Investigating the stability conditions of a high historical value cliff

Category Sedimentology
Group GSI.IR
Location International Geological Congress,oslo 2008
Author Gigli, Giovanni۱; Bertolini, Giovanni۲; Casagli, Nicola۱; Lombardi, Luca۱; Mugnai, Francesco۱
Holding Date 08 September 2008

Canossa is a very small village located in Emilia Romagna Region (Reggio Emilia), famous as the site where Holy Roman Emperor Henry IV did penance in 1077, in order to reverse his excommunication by Pope Gregory VI. The castle, built on a 45m high cliff, was in fact the dwelling of Matilde Countess, the principal Italian supporter of Pope Gregory VII during the Investiture Controversy.

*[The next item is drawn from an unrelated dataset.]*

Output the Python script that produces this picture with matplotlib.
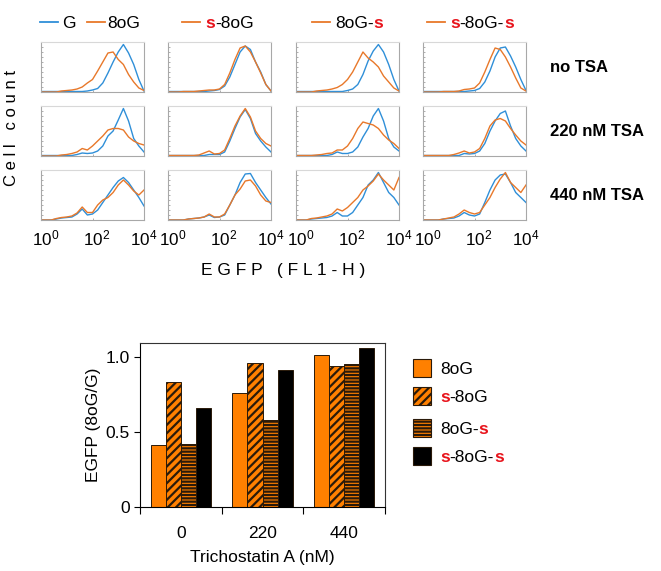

The geological setting of the study area consists of the superimposition of a stiff and brittle arenaceous plate belonging to the Arenarie of Bismantova Formation, on a marly layer of the Antognola Formation, which, in turn, overlies a thick chaotic unit of sedimentary origin, called the Canossa Melange. This type of geological sequence is also known in literature as rock slab - soft substratum system.
The mechanical characteristics of the materials in the study area are, therefore, very different in terms of strength, stiffness and brittleness; this leads to typical geomorfological processes such as flow phenomena on the underlying ductile units and brittle ruptures involving the overlying rock masses. These cracks are often linked to huge sub-vertical joints, that isolate large blocks.

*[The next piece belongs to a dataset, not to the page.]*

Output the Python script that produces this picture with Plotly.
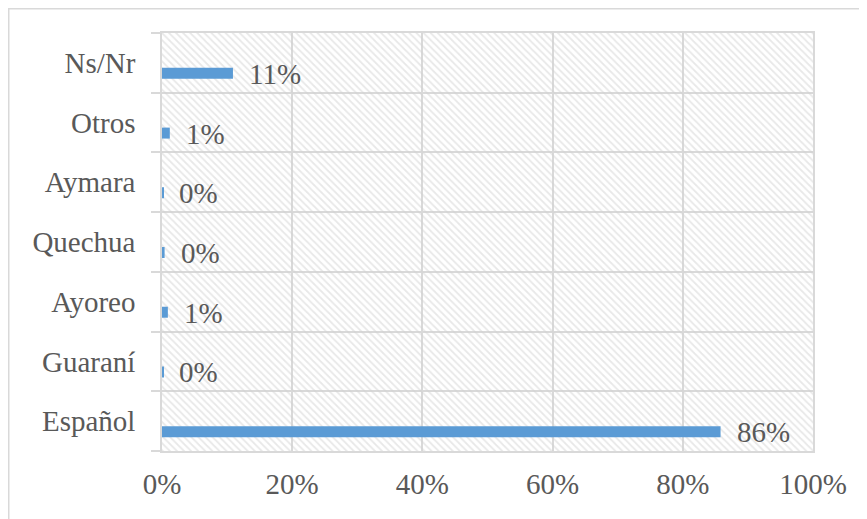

Associated with the slow - long term evolution of the rock slab - soft substratum system we often find small scale rapid instability phenomena, that may lead to dangerous rock falls. In fact, the rock mass slopes are very steep, sometimes overhanging, and there are several elements at risk over and around the cliff. With the aim of finding the most suitable risk reduction measures, we therefore considered both of the following topics:
• overall mechanism of instability involving the whole rock slab – soft substratum system, which is responsible for the damage to the castle ruins;
• rockfalls from the steep cliff, that create conditions of high risk for the provincial road, some dwellings and the recreational footpath winding around the cliff.
In order to assess which of the cliff slopes were more prone to rockfalls, we carried out a kinematical analysis, integrated with an inventory of fallen blocks. Based on these analyses, several numerical rockfall simulations were performed, in order to evaluate the trajectories and associated energy of falling blocks. The numerical modelling allowed the reconstruction of the overall deformational processes of the Canossa rock slab - soft substratum system.
The digital elevation model (DEM) employed in the analyses was obtained from a Laser Scanning survey.
The Laser data were also used to integrate the geostructural data from impervious areas and to determine the deformational field of the main cliff slopes by comparing point clouds acquired at different times.